L’aggressione ai popoli del Sud del mondo è anche un attacco contro i lavoratori occidentali

Lo è non solo perché aumentano esponenzialmente le spese militari (Berlusconi vuole un rafforzamento militare dell’Italia in ambito NATO, ma anche i vari Fassino e Rutelli reclamano un potenziamento militare europeo) e parallelamente vengono tagliate quelle sociali come la scuola, le pensioni e la sanità. Lo è soprattutto perché i “nostri” padroni e governi usano la distruzione, la disperazione e la fame che seminano ai quattro angoli del mondo come armi di ricatto economico e politico contro di noi. Ogni giro di corda stretto intorno al collo delle masse del Sud del mondo è un giro di corda che incatena anche noi lavoratori europei ed americani ad una concorrenza sempre più al ribasso dove c’è sempre meno spazio per i diritti, con salari sempre più miseri, e con un lavoro sempre più faticoso, precario e pericoloso. Guardare a quanto è successo negli ultimi dieci anni per credere.

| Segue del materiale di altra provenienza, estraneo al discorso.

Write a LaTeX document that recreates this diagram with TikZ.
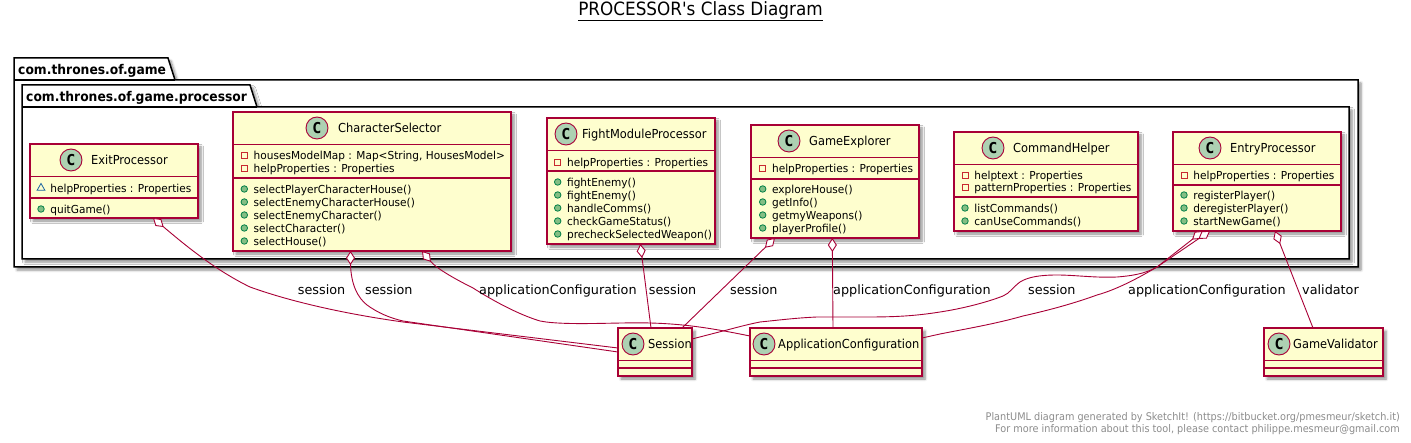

Guerra infinita al Sud del mondo e attacco ai nostri diritti ed alle nostre condizioni generali sono due facce della stessa medaglia e vanno combattute assieme. Nei mesi scorsi contro la guerra all’Iraq in vari posti di lavoro si è discusso e ci si è cominciati anche a mobilitare. Traiamo un bilancio da quanto è accaduto per capire collettivamente come sia tuttora attualissima la necessità di tali discussioni e mobilitazioni e di come esse vadano riprese e rafforzate contro l’occupazione occidentale dell’Iraq, per il ritiro immediato dei soldati italiani dall’Afghanistan e contro qualsiasi invio di truppe tricolori a Baghdad.

Traiamo un bilancio per ragionare su come rendere più incisive le nostre mobilitazioni. Su quanto ad esempio sia sempre più urgente iniziare a predisporsi ad utilizzare l’arma di veri (veri!) scioperi su temi quali la lotta contro la guerra. Su quanto sia importante cominciare ad “aprirsi” realmente alle esigenze dei lavoratori immigrati (la Baghdad in casa nostra) appoggiandone le mobilitazioni e le rivendicazioni. Su quanto insomma sia indispensabile iniziare a legare la necessaria ripresa della lotta per la tutela dei nostri diritti e delle nostre condizioni a quella  per il sostegno “senza se e senza ma” della lotta delle masse sfruttate del Sud del mondo contro i nostri Governi e Stati.